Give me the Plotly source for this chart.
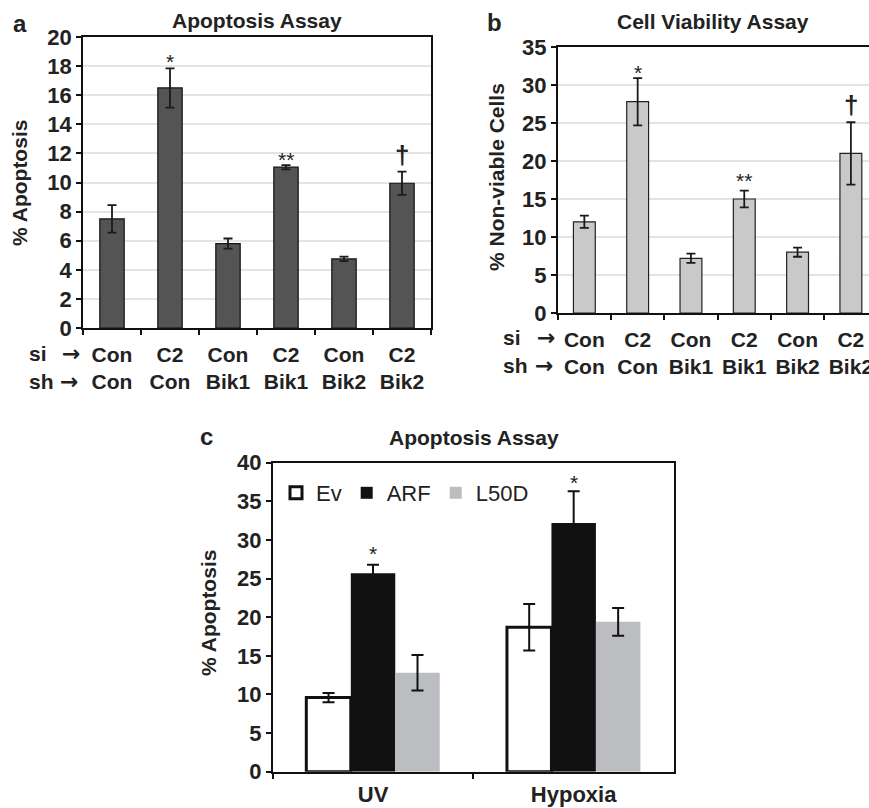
import plotly.graph_objects as go

W, H = 869, 808

# ---------------- data ----------------
ab_categories = ["Con<br>Con", "C2<br>Con", "Con<br>Bik1", "C2<br>Bik1", "Con<br>Bik2", "C2<br>Bik2"]
a_values = [7.5, 16.5, 5.8, 11.05, 4.75, 9.95]
a_errors = [0.95, 1.35, 0.35, 0.15, 0.15, 0.8]
a_marks = ["", "*", "", "**", "", "†"]
a_mark_y = [0, 18.3, 0, 11.6, 0, 11.9]

b_values = [12.0, 27.8, 7.2, 15.0, 8.0, 21.0]
b_errors = [0.8, 3.1, 0.6, 1.1, 0.6, 4.1]
b_marks = ["", "*", "", "**", "", "†"]
b_mark_y = [0, 31.6, 0, 17.5, 0, 27.4]

c_categories = ["UV", "Hypoxia"]
c_series = ["Ev", "ARF", "L50D"]
c_values = {"Ev": [9.6, 18.7], "ARF": [25.7, 32.2], "L50D": [12.8, 19.4]}
c_errors = {"Ev": [0.6, 3.0], "ARF": [1.1, 4.1], "L50D": [2.3, 1.8]}
c_marks = ["*", "*"]
c_mark_y = [28.2, 37.4]

FONT = "Liberation Sans, Arial, sans-serif"

def px_x(p):
    return p / W

def px_y(p):
    return 1 - p / H

fig = go.Figure()

# panel a
fig.add_trace(go.Bar(
    x=ab_categories, y=a_values, width=0.42,
    marker=dict(color="#545454", line=dict(color="#111111", width=1.2)),
    error_y=dict(type="data", array=a_errors, color="#1a1a1a", thickness=1.8, width=4.5),
    xaxis="x", yaxis="y", showlegend=False,
))
# panel b
fig.add_trace(go.Bar(
    x=ab_categories, y=b_values, width=0.41,
    marker=dict(color="#c9c9c9", line=dict(color="#222222", width=1.2)),
    error_y=dict(type="data", array=b_errors, color="#1a1a1a", thickness=1.8, width=4.5),
    xaxis="x2", yaxis="y2", showlegend=False,
))
# panel c
c_styles = {
    "Ev": dict(color="white", line=dict(color="#111111", width=3)),
    "ARF": dict(color="#111111", line=dict(color="#111111", width=0)),
    "L50D": dict(color="#bcbdc0", line=dict(color="#bcbdc0", width=0)),
}
for s in c_series:
    fig.add_trace(go.Bar(
        name=s, x=c_categories, y=c_values[s],
        marker=c_styles[s],
        error_y=dict(type="data", array=c_errors[s], color="#111111", thickness=2, width=6),
        xaxis="x3", yaxis="y3",
    ))

def axis_common(size):
    return dict(showline=True, linecolor="#111111", linewidth=1.6, ticks="outside",
                tickcolor="#111111", ticklen=5, tickwidth=1.6, automargin=False,
                tickfont=dict(family=FONT, size=size, color="#222222", weight="bold"))

fig.update_layout(
    width=W, height=H, margin=dict(l=0, r=0, t=0, b=0, autoexpand=False),
    paper_bgcolor="white", plot_bgcolor="white",
    barmode="group", bargap=0.335, bargroupgap=0,
    xaxis=dict(domain=[px_x(83), px_x(431)], anchor="y", type="category", tickangle=0,
               tickson="boundaries", mirror=True, ticklabelstandoff=7, **axis_common(21)),
    yaxis=dict(domain=[px_y(328), px_y(37)], anchor="x", range=[0, 20], dtick=2,
               mirror=True, showgrid=True, gridcolor="#e4e4e4", gridwidth=1.5,
               zeroline=False, **axis_common(22)),
    xaxis2=dict(domain=[px_x(557.7), 1.0], anchor="y2", type="category", tickangle=0,
                range=[-0.5, 5.34], tickson="boundaries", mirror=True,
                ticklabelstandoff=7, **axis_common(21)),
    yaxis2=dict(domain=[px_y(313), px_y(47)], anchor="x2", range=[0, 35], dtick=5,
                mirror=False, showgrid=True, gridcolor="#e4e4e4", gridwidth=1.5,
                zeroline=False, **axis_common(22)),
    xaxis3=dict(domain=[px_x(272.7), px_x(674)], anchor="y3", type="category", tickangle=0,
                tickson="boundaries", mirror=True, ticklabelstandoff=2, **axis_common(22)),
    yaxis3=dict(domain=[px_y(771.7), px_y(462.7)], anchor="x3", range=[0, 40], dtick=5,
                mirror=True, showgrid=False, zeroline=False, **axis_common(22)),
    legend=dict(orientation="h", x=px_x(276), y=px_y(493), xanchor="left", yanchor="middle",
                bgcolor="rgba(0,0,0,0)", font=dict(family=FONT, size=22, color="#222222"),
                itemwidth=30, tracegroupgap=0),
    font=dict(family=FONT, color="#222222"),
)

ann = []
def text(x, y, t, size=21, xanchor="center", angle=0, weight="bold", family=FONT):
    ann.append(dict(x=x, y=y, xref="paper", yref="paper", text=t, showarrow=False,
                    xanchor=xanchor, yanchor="middle", textangle=angle,
                    font=dict(family=family, size=size, color="#222222", weight=weight)))

# panel letters
text(px_x(20), px_y(23), "a", size=24)
text(px_x(494), px_y(22), "b", size=24)
text(px_x(206), px_y(436), "c", size=24)
# titles
text(px_x(257), px_y(20), "Apoptosis Assay", size=21)
text(px_x(713), px_y(21), "Cell Viability Assay", size=21)
text(px_x(474), px_y(437), "Apoptosis Assay", size=21)
# y titles
text(px_x(20), px_y(183), "% Apoptosis", size=21, angle=-90)
text(px_x(497), px_y(177), "% Non-viable Cells", size=21, angle=-90)
text(px_x(208), px_y(613), "% Apoptosis", size=21, angle=-90)
# si / sh row labels
for xl, xa, y1, y2 in [(27, 71, 353, 381), (501, 546, 338, 366)]:
    text(px_x(xl), px_y(y1), "si", xanchor="left")
    text(px_x(xl), px_y(y2), "sh", xanchor="left")
    text(px_x(xa), px_y(y1), "→", size=22, weight="bold", family="DejaVu Sans")
    text(px_x(xa - 2), px_y(y2), "→", size=22, weight="bold", family="DejaVu Sans")

# significance marks
for xs, ys, ms, xr, yr in [(ab_categories, a_mark_y, a_marks, "x", "y"),
                           (ab_categories, b_mark_y, b_marks, "x2", "y2")]:
    for cat, yy, m in zip(xs, ys, ms):
        if m:
            ann.append(dict(x=cat, y=yy, xref=xr, yref=yr, text=m, showarrow=False,
                            yanchor="middle",
                            font=dict(family=FONT, size=26 if m == "†" else 21,
                                      color="#222222", weight="bold" if m == "†" else "normal")))
for cat, yy, m in zip(c_categories, c_mark_y, c_marks):
    ann.append(dict(x=cat, y=yy, xref="x3", yref="y3", text=m, showarrow=False,
                    yanchor="middle", font=dict(family=FONT, size=21, color="#222222")))

fig.update_layout(annotations=ann)
fig.write_html("out.html", config={"displayModeBar": False},
               post_script="document.body.style.margin='0';document.body.style.overflow='hidden';")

○ ○ ○ ○

• WHAT YOU ARE ASKED TO DO: Reproduce only the lines from the beginning of the data through the line that contains "b_mark_y = [0, 31.6, 0, 17.5, 0, 27.4]", both included, and please drop the pictures.

• SOLUTION TO THE PROBLEM:
Give me the Plotly source for this chart.
import plotly.graph_objects as go

W, H = 869, 808

# ---------------- data ----------------
ab_categories = ["Con<br>Con", "C2<br>Con", "Con<br>Bik1", "C2<br>Bik1", "Con<br>Bik2", "C2<br>Bik2"]
a_values = [7.5, 16.5, 5.8, 11.05, 4.75, 9.95]
a_errors = [0.95, 1.35, 0.35, 0.15, 0.15, 0.8]
a_marks = ["", "*", "", "**", "", "†"]
a_mark_y = [0, 18.3, 0, 11.6, 0, 11.9]

b_values = [12.0, 27.8, 7.2, 15.0, 8.0, 21.0]
b_errors = [0.8, 3.1, 0.6, 1.1, 0.6, 4.1]
b_marks = ["", "*", "", "**", "", "†"]
b_mark_y = [0, 31.6, 0, 17.5, 0, 27.4]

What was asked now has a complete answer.